**WRITTEN PROBLEM**
Copy out each line of the data holding "with".

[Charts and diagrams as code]
>>>>
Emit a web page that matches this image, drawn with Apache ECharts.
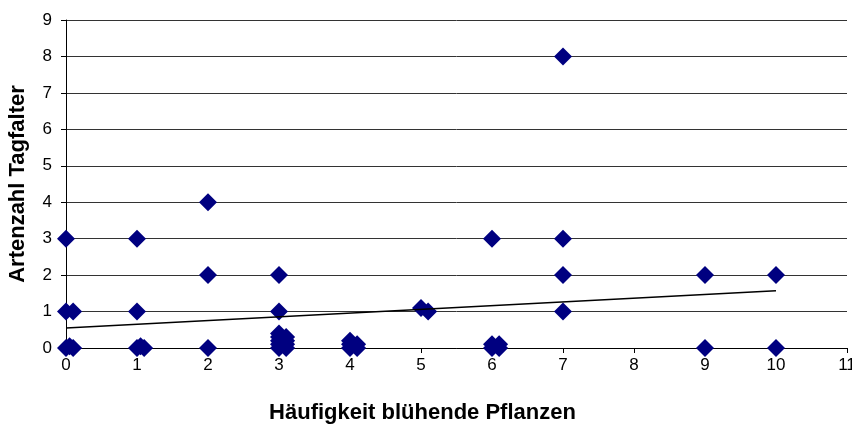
<!DOCTYPE html>
<html>
<head>
<meta charset="utf-8">
<script src="https://cdn.jsdelivr.net/npm/echarts@6/dist/echarts.min.js"></script>
<style>
  html, body { margin: 0; padding: 0; background: #fff; }
  #chart { width: 852px; height: 426px; }
</style>
</head>
<body>
<div id="chart"></div>
<script>
// Blooming-plant frequency vs. number of butterfly species per plot
const bluehX = [0, 0, 0.1, 0, 0.05, 0.1,
                1, 1, 1, 1.05, 1.1,
                2, 2, 2,
                3, 3, 3, 3, 3, 3, 3, 3.1, 3.1, 3.1, 3.1,
                4, 4, 4, 4.1, 4.1,
                5, 5.1,
                6, 6, 6, 6.1, 6.1,
                7, 7, 7, 7,
                9, 9,
                10, 10];
const tagfalter = [3, 1, 1, 0, 0.05, 0,
                   3, 1, 0, 0.05, 0,
                   4, 2, 0,
                   2, 1, 0.4, 0.3, 0.2, 0.1, 0, 0.3, 0.2, 0.1, 0,
                   0.2, 0.1, 0, 0.1, 0,
                   1.1, 1,
                   3, 0.1, 0, 0.1, 0,
                   8, 3, 2, 1,
                   2, 0,
                   2, 0];
// linear trend line end points
const trendX = [0, 10];
const trendY = [0.55, 1.57];

const xTitle = 'Häufigkeit blühende Pflanzen';
const yTitle = 'Artenzahl Tagfalter';

const chart = echarts.init(document.getElementById('chart'), null, { renderer: 'canvas' });
const font = 'Liberation Sans, Arial, sans-serif';

chart.setOption({
  animation: false,
  grid: { left: 66, right: 5, top: 20, bottom: 78, containLabel: false, outerBoundsMode: 'none' },
  xAxis: {
    type: 'value', min: 0, max: 11, interval: 1,
    name: xTitle, nameLocation: 'middle', nameGap: 54,
    nameTextStyle: { fontFamily: font, fontSize: 22, fontWeight: 'bold', color: '#000', padding: [0, 68, 0, 0] },
    axisLine: { show: true, lineStyle: { color: '#000', width: 1 } },
    axisTick: { show: true, inside: false, length: 5, lineStyle: { color: '#000' } },
    axisLabel: { fontFamily: font, fontSize: 17, color: '#000', margin: 9 },
    splitLine: { show: false }
  },
  yAxis: {
    type: 'value', min: 0, max: 9, interval: 1,
    name: yTitle, nameLocation: 'middle', nameGap: 37,
    nameTextStyle: { fontFamily: font, fontSize: 22, fontWeight: 'bold', color: '#000' },
    axisLine: { show: true, onZero: false, lineStyle: { color: '#000', width: 1 } },
    axisTick: { show: true, inside: false, length: 5, lineStyle: { color: '#000' } },
    axisLabel: { fontFamily: font, fontSize: 17, color: '#000', margin: 14 },
    splitLine: { show: true, lineStyle: { color: '#333', width: 1 } }
  },
  series: [
    {
      type: 'scatter',
      data: bluehX.map((x, i) => [x, tagfalter[i]]),
      symbol: 'diamond',
      symbolSize: 18,
      itemStyle: { color: '#000080', opacity: 1 },
      z: 3
    },
    {
      type: 'line',
      data: trendX.map((x, i) => [x, trendY[i]]),
      symbol: 'none',
      lineStyle: { color: '#000', width: 1.5 },
      z: 4
    }
  ]
});
</script>
</body>
</html>
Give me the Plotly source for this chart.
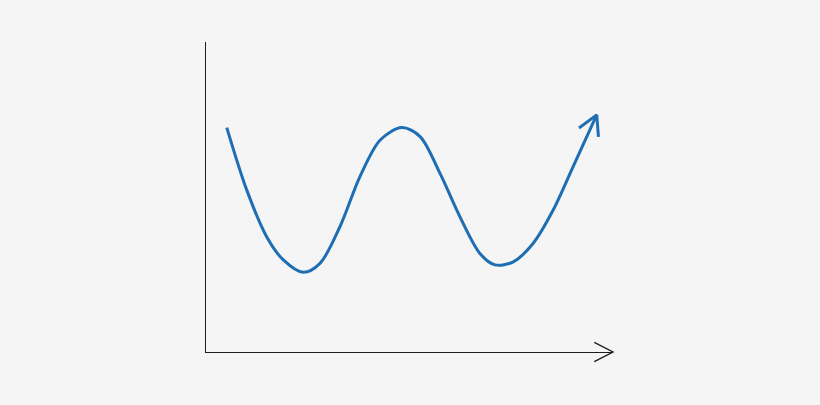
import math

import plotly.graph_objects as go

# W-shaped curve (arbitrary units, axes 0..10)
curve_x = [0.51, 1.00, 1.49, 1.90, 2.39, 2.80, 3.29, 3.78, 4.28, 4.81,
           5.26, 5.75, 6.24, 6.73, 7.10, 7.55, 8.04, 8.53, 9.02, 9.60]
curve_y = [7.24, 5.23, 3.72, 2.97, 2.57, 2.86, 4.04, 5.65, 6.84, 7.24,
           6.95, 5.76, 4.36, 3.18, 2.81, 2.91, 3.51, 4.58, 5.98, 7.65]

X_RANGE = [0, 10]
Y_RANGE = [0, 10]

W, H = 820, 405
M_L, M_R, M_T, M_B = 206, 207, 42, 53
BG = "#f5f5f5"
BLUE = "#1f6db3"
AXIS = "#1e1e1e"

plot_w = W - M_L - M_R
plot_h = H - M_T - M_B
px_x = plot_w / (X_RANGE[1] - X_RANGE[0])
px_y = plot_h / (Y_RANGE[1] - Y_RANGE[0])


def chevron(x0, y0, x1, y1, sx, sy, length, half_angle):
    # open arrowhead at (x1, y1) pointing along x0,y0 -> x1,y1
    # sx, sy: pixels per unit in each direction
    ang = math.atan2((y1 - y0) * sy, (x1 - x0) * sx) + math.pi
    xs, ys = [], []
    for s in (1, 0, -1):
        if s == 0:
            xs.append(x1)
            ys.append(y1)
            continue
        a = ang + s * math.radians(half_angle)
        xs.append(x1 + length * math.cos(a) / sx)
        ys.append(y1 + length * math.sin(a) / sy)
    return xs, ys


fig = go.Figure()

fig.add_trace(go.Scatter(
    x=curve_x, y=curve_y, mode="lines",
    line=dict(color=BLUE, width=3, shape="spline", smoothing=0.9),
    hoverinfo="skip",
))

hx, hy = chevron(curve_x[-2], curve_y[-2], curve_x[-1], curve_y[-1],
                 px_x, px_y, 22, 29)
fig.add_trace(go.Scatter(
    x=hx, y=hy, mode="lines",
    line=dict(color=BLUE, width=3), hoverinfo="skip",
))

# arrowhead on the x axis, in paper units so it is not clipped
ax, ay = chevron(0, 0, 1, 0, plot_w, plot_h, 21, 27)
fig.add_shape(
    type="path", xref="paper", yref="paper",
    path="M {} {} L {} {} L {} {}".format(ax[0], ay[0], ax[1], ay[1], ax[2], ay[2]),
    line=dict(color=AXIS, width=1.4),
)

fig.update_layout(
    width=W, height=H,
    margin=dict(l=M_L, r=M_R, t=M_T, b=M_B),
    paper_bgcolor=BG, plot_bgcolor=BG,
    showlegend=False,
    xaxis=dict(range=X_RANGE, showgrid=False, zeroline=False,
               showticklabels=False, ticks="", showline=True,
               linecolor=AXIS, linewidth=1.4, fixedrange=True),
    yaxis=dict(range=Y_RANGE, showgrid=False, zeroline=False,
               showticklabels=False, ticks="", showline=True,
               linecolor=AXIS, linewidth=1.4, fixedrange=True),
)

fig.write_html("out.html", config={"displayModeBar": False},
               post_script="document.body.style.margin='0';"
                           "document.body.style.background='#f5f5f5';")
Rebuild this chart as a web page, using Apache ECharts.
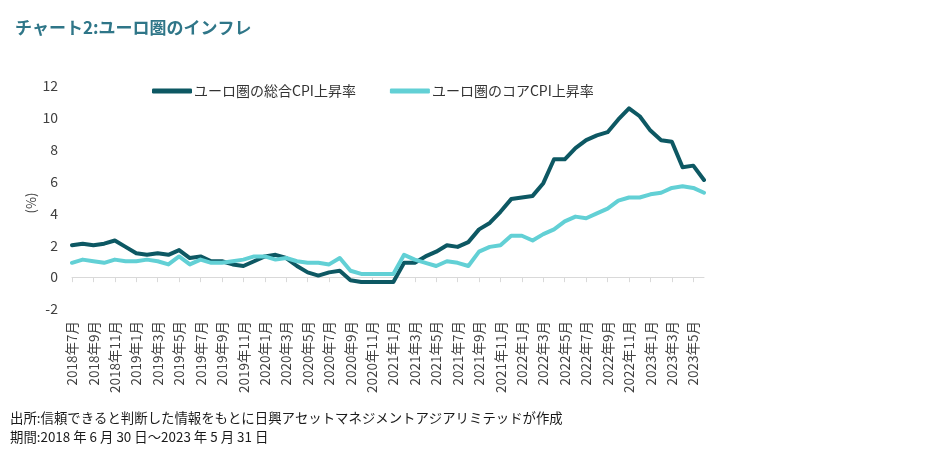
<!DOCTYPE html>
<html>
<head>
<meta charset="utf-8">
<script src="https://cdn.jsdelivr.net/npm/echarts@6/dist/echarts.min.js"></script>
<style>
html,body{margin:0;padding:0;background:#fff;}
#c{width:931px;height:458px;}
</style>
</head>
<body>
<div id="c"></div>
<script>
// Month-end observation months (2018-06 … 2023-05)
var months = [
 '2018年6月','2018年7月','2018年8月','2018年9月','2018年10月','2018年11月','2018年12月',
 '2019年1月','2019年2月','2019年3月','2019年4月','2019年5月','2019年6月','2019年7月','2019年8月','2019年9月','2019年10月','2019年11月','2019年12月',
 '2020年1月','2020年2月','2020年3月','2020年4月','2020年5月','2020年6月','2020年7月','2020年8月','2020年9月','2020年10月','2020年11月','2020年12月',
 '2021年1月','2021年2月','2021年3月','2021年4月','2021年5月','2021年6月','2021年7月','2021年8月','2021年9月','2021年10月','2021年11月','2021年12月',
 '2022年1月','2022年2月','2022年3月','2022年4月','2022年5月','2022年6月','2022年7月','2022年8月','2022年9月','2022年10月','2022年11月','2022年12月',
 '2023年1月','2023年2月','2023年3月','2023年4月','2023年5月'
];
// Tick labels shown every second tick (start of the following month)
var tickLabels = [
 '2018年7月','2018年9月','2018年11月','2019年1月','2019年3月','2019年5月','2019年7月','2019年9月','2019年11月',
 '2020年1月','2020年3月','2020年5月','2020年7月','2020年9月','2020年11月',
 '2021年1月','2021年3月','2021年5月','2021年7月','2021年9月','2021年11月',
 '2022年1月','2022年3月','2022年5月','2022年7月','2022年9月','2022年11月',
 '2023年1月','2023年3月','2023年5月'
];
var headline = [
 2.0, 2.1, 2.0, 2.1, 2.3, 1.9, 1.5,
 1.4, 1.5, 1.4, 1.7, 1.2, 1.3, 1.0, 1.0, 0.8, 0.7, 1.0, 1.3,
 1.4, 1.2, 0.7, 0.3, 0.1, 0.3, 0.4, -0.2, -0.3, -0.3, -0.3, -0.3,
 0.9, 0.9, 1.3, 1.6, 2.0, 1.9, 2.2, 3.0, 3.4, 4.1, 4.9, 5.0,
 5.1, 5.9, 7.4, 7.4, 8.1, 8.6, 8.9, 9.1, 9.9, 10.6, 10.1, 9.2,
 8.6, 8.5, 6.9, 7.0, 6.1
];
var core = [
 0.9, 1.1, 1.0, 0.9, 1.1, 1.0, 1.0,
 1.1, 1.0, 0.8, 1.3, 0.8, 1.1, 0.9, 0.9, 1.0, 1.1, 1.3, 1.3,
 1.1, 1.2, 1.0, 0.9, 0.9, 0.8, 1.2, 0.4, 0.2, 0.2, 0.2, 0.2,
 1.4, 1.1, 0.9, 0.7, 1.0, 0.9, 0.7, 1.6, 1.9, 2.0, 2.6, 2.6,
 2.3, 2.7, 3.0, 3.5, 3.8, 3.7, 4.0, 4.3, 4.8, 5.0, 5.0, 5.2,
 5.3, 5.6, 5.7, 5.6, 5.3
];
var seriesNames = ['ユーロ圏の総合CPI上昇率', 'ユーロ圏のコアCPI上昇率'];
var titleText = 'チャート2:ユーロ圏のインフレ';
var yName = '(%)';
var sourceText = '出所:信頼できると判断した情報をもとに日興アセットマネジメントアジアリミテッドが作成';
var periodText = '期間:2018 年 6 月 30 日～2023 年 5 月 31 日';

var FONT = '"Noto Sans CJK JP", "Noto Sans", sans-serif';
var chart = echarts.init(document.getElementById('c'), null, {renderer: 'canvas'});
var everyOther = function (i) { return i % 2 === 0; };

chart.setOption({
  backgroundColor: '#ffffff',
  animation: false,
  textStyle: {fontFamily: FONT},
  title: {
    text: titleText,
    left: 10, top: 14,
    textStyle: {fontFamily: FONT, fontSize: 17, fontWeight: 'bold', color: '#2f7688'}
  },
  legend: {
    data: seriesNames,
    left: 147, top: 79,
    icon: 'roundRect',
    itemWidth: 40, itemHeight: 5,
    itemGap: 34,
    textStyle: {fontFamily: FONT, fontSize: 14, color: '#333333', padding: [0, 0, 0, -3]}
  },
  grid: {left: 72, right: 227, top: 86, bottom: 149, containLabel: false},
  xAxis: [
    {
      type: 'category', data: months, boundaryGap: false, position: 'bottom',
      axisLine: {show: true, onZero: true, lineStyle: {color: '#d9d9d9', width: 1}},
      axisTick: {show: true, interval: everyOther, length: 5, lineStyle: {color: '#d9d9d9'}},
      axisLabel: {show: false},
      splitLine: {show: false}
    },
    {
      type: 'category', data: months, boundaryGap: false, position: 'bottom',
      axisLine: {show: false, onZero: false},
      axisTick: {show: false},
      axisLabel: {
        show: true, interval: everyOther, rotate: 90, margin: 12,
        fontFamily: FONT, fontSize: 13.5, color: '#404040',
        padding: [8, 0, 0, 0],
        formatter: function (v, i) { return i % 2 === 0 ? tickLabels[i / 2] : ''; }
      },
      splitLine: {show: false}
    }
  ],
  yAxis: {
    type: 'value', min: -2, max: 12, interval: 2,
    axisLine: {show: false},
    axisTick: {show: false},
    splitLine: {show: false},
    axisLabel: {fontFamily: FONT, fontSize: 14, color: '#404040', margin: 14}
  },
  series: [
    {
      name: seriesNames[0], type: 'line', data: headline, xAxisIndex: 0,
      symbol: 'none', smooth: false,
      lineStyle: {width: 4, color: '#0d5863', join: 'round', cap: 'round'},
      itemStyle: {color: '#0d5863'}
    },
    {
      name: seriesNames[1], type: 'line', data: core, xAxisIndex: 0,
      symbol: 'none', smooth: false,
      lineStyle: {width: 4, color: '#62d0d5', join: 'round', cap: 'round'},
      itemStyle: {color: '#62d0d5'}
    }
  ],
  graphic: [
    {type: 'text', x: 31, y: 203, rotation: Math.PI / 2,
     style: {text: yName, font: '13px ' + FONT, fill: '#404040', align: 'center', verticalAlign: 'middle'}},
    {type: 'text', left: 10, top: 411, style: {text: sourceText, font: '13.4px ' + FONT, fill: '#1a1a1a'}},
    {type: 'text', left: 10, top: 430, style: {text: periodText, font: '13.4px ' + FONT, fill: '#1a1a1a'}}
  ]
});
</script>
</body>
</html>
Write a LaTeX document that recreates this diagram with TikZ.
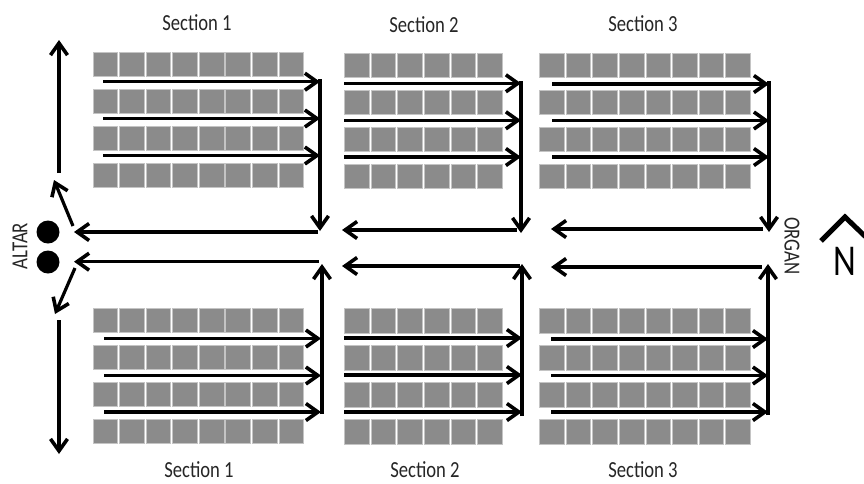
\documentclass[tikz,border=0pt]{standalone}
\usepackage{fontspec}
\setmainfont{Carlito}
\usetikzlibrary{arrows.meta}
\definecolor{seatgrey}{HTML}{8B8B8B}
\definecolor{seatedge}{HTML}{C4C4C4}
\tikzset{
  seat/.style={draw=seatedge,line width=0.5pt,fill=seatgrey,inner sep=0pt,minimum width=24.6pt,minimum height=24.8pt},
  flow/.style={line width=3.2pt,black,-{Straight Barb[length=12pt,width=17pt,line width=3.6pt]}},
  seclabel/.style={inner sep=0pt,text=black!85,font=\fontsize{23}{25}\selectfont},
  dot/.style={circle,fill=black,inner sep=0pt,minimum size=23pt},
}
\newcommand{\seatblock}[4]{% name prefix, x, y, number of seats
  \foreach \r in {0,1,2,3}{
    \foreach \c in {1,...,#4}{
      \pgfmathsetmacro{\xx}{#2+26.55*(\c-1)}
      \pgfmathsetmacro{\yy}{#3+37*\r}
      \node[seat,anchor=north west] (#1r\r c\c) at (\xx,\yy) {};
    }
  }
}
\begin{document}
\begin{tikzpicture}[x=1pt,y=-1pt]
\useasboundingbox (0,0) rectangle (864,483);
\fill[white] (0,0) rectangle (864,483);
% seats
\seatblock{at}{92.7}{51.6}{8}
\seatblock{ab}{92.7}{307.6}{8}
\seatblock{bt}{344.3}{52.6}{6}
\seatblock{bb}{344.3}{308}{6}
\seatblock{ct}{539.3}{52.6}{8}
\seatblock{cb}{539.3}{308.3}{8}
% labels
\node[seclabel] (l1) at (197,23) {\scalebox{0.81}[1]{Section 1}};
\node[seclabel] (l2) at (424,25) {\scalebox{0.81}[1]{Section 2}};
\node[seclabel] (l3) at (643,24) {\scalebox{0.81}[1]{Section 3}};
\node[seclabel] (l4) at (199,470) {\scalebox{0.81}[1]{Section 1}};
\node[seclabel] (l5) at (425,470) {\scalebox{0.81}[1]{Section 2}};
\node[seclabel] (l6) at (643,470) {\scalebox{0.81}[1]{Section 3}};
\node[seclabel,rotate=90] (altar) at (20,246) {\scalebox{0.82}[1]{ALTAR}};
\node[seclabel,rotate=-90] (organ) at (792,246) {\scalebox{0.82}[1]{ORGAN}};
\node[inner sep=0pt,font=\fontsize{44}{46}\selectfont] (north) at (845,261) {\scalebox{0.8}[1]{N}};
\coordinate (nl) at (821,241); \coordinate (nt) at (845,217); \coordinate (nr) at (870,241);
\draw[line width=5pt,miter limit=10] (nl) -- (nt) -- (nr);
% dots
\node[dot] (d1) at (48,232) {};
\node[dot] (d2) at (48,262) {};
% connector end points
\foreach \n/\x/\y in {
  a1s/103/81.7, a1e/320/81.7, a2s/103/118.5, a2e/320/118.5, a3s/103/155.5, a3e/320/155.5,
  avs/320/79, ave/320/231, ahs/318/232, ahe/74/232,
  dus/73/226, due/54/180, ups/59/173, upe/59/40,
  b1s/104/338.5, b1e/321/338.5, b2s/104/375.5, b2e/321/375.5, b3s/104/412, b3e/321/412,
  bvs/322/414, bve/322/264, bhs/319/261.7, bhe/74/261.7,
  dds/75/268, dde/55/314, dns/59/320, dne/59/454,
  c1s/344/83.3, c1e/521/83.3, c2s/344/120.3, c2e/521/120.3, c3s/344/157, c3e/521/157,
  cvs/521/81, cve/521/233, chs/517/230, che/342/230,
  e1s/344/338, e1e/522/338, e2s/344/375, e2e/522/375, e3s/344/412, e3e/522/412,
  evs/522/416, eve/522/264, ehs/520/266, ehe/342/266,
  f1s/552/84, f1e/769/84, f2s/552/120.5, f2e/769/120.5, f3s/552/157, f3e/769/157,
  fvs/769/81, fve/769/232, fhs/763/229, fhe/551/229,
  g1s/551/339, g1e/768/339, g2s/551/375.5, g2e/768/375.5, g3s/551/412, g3e/768/412,
  gvs/768/415, gve/768/264, ghs/762/267, ghe/551/267}
  {\coordinate (\n) at (\x,\y);}
% connectors
\draw[flow] (a1s) -- (a1e); \draw[flow] (a2s) -- (a2e); \draw[flow] (a3s) -- (a3e);
\draw[flow] (b1s) -- (b1e); \draw[flow] (b2s) -- (b2e); \draw[flow] (b3s) -- (b3e);
\draw[flow] (c1s) -- (c1e); \draw[flow] (c2s) -- (c2e); \draw[flow] (c3s) -- (c3e);
\draw[flow] (e1s) -- (e1e); \draw[flow] (e2s) -- (e2e); \draw[flow] (e3s) -- (e3e);
\draw[flow] (f1s) -- (f1e); \draw[flow] (f2s) -- (f2e); \draw[flow] (f3s) -- (f3e);
\draw[flow] (g1s) -- (g1e); \draw[flow] (g2s) -- (g2e); \draw[flow] (g3s) -- (g3e);
\draw[flow] (avs) -- (ave); \draw[flow] (ahs) -- (ahe);
\draw[flow] (bvs) -- (bve); \draw[flow] (bhs) -- (bhe);
\draw[flow] (cvs) -- (cve); \draw[flow] (chs) -- (che);
\draw[flow] (evs) -- (eve); \draw[flow] (ehs) -- (ehe);
\draw[flow] (fvs) -- (fve); \draw[flow] (fhs) -- (fhe);
\draw[flow] (gvs) -- (gve); \draw[flow] (ghs) -- (ghe);
\draw[flow] (ups) -- (upe); \draw[flow] (dns) -- (dne);
\draw[flow] (dus) -- (due); \draw[flow] (dds) -- (dde);
\end{tikzpicture}
\end{document}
<<<<
**WRITTEN ANSWER**
Emit a web page that matches this image, drawn with Apache ECharts.
Write a LaTeX document that recreates this diagram with TikZ.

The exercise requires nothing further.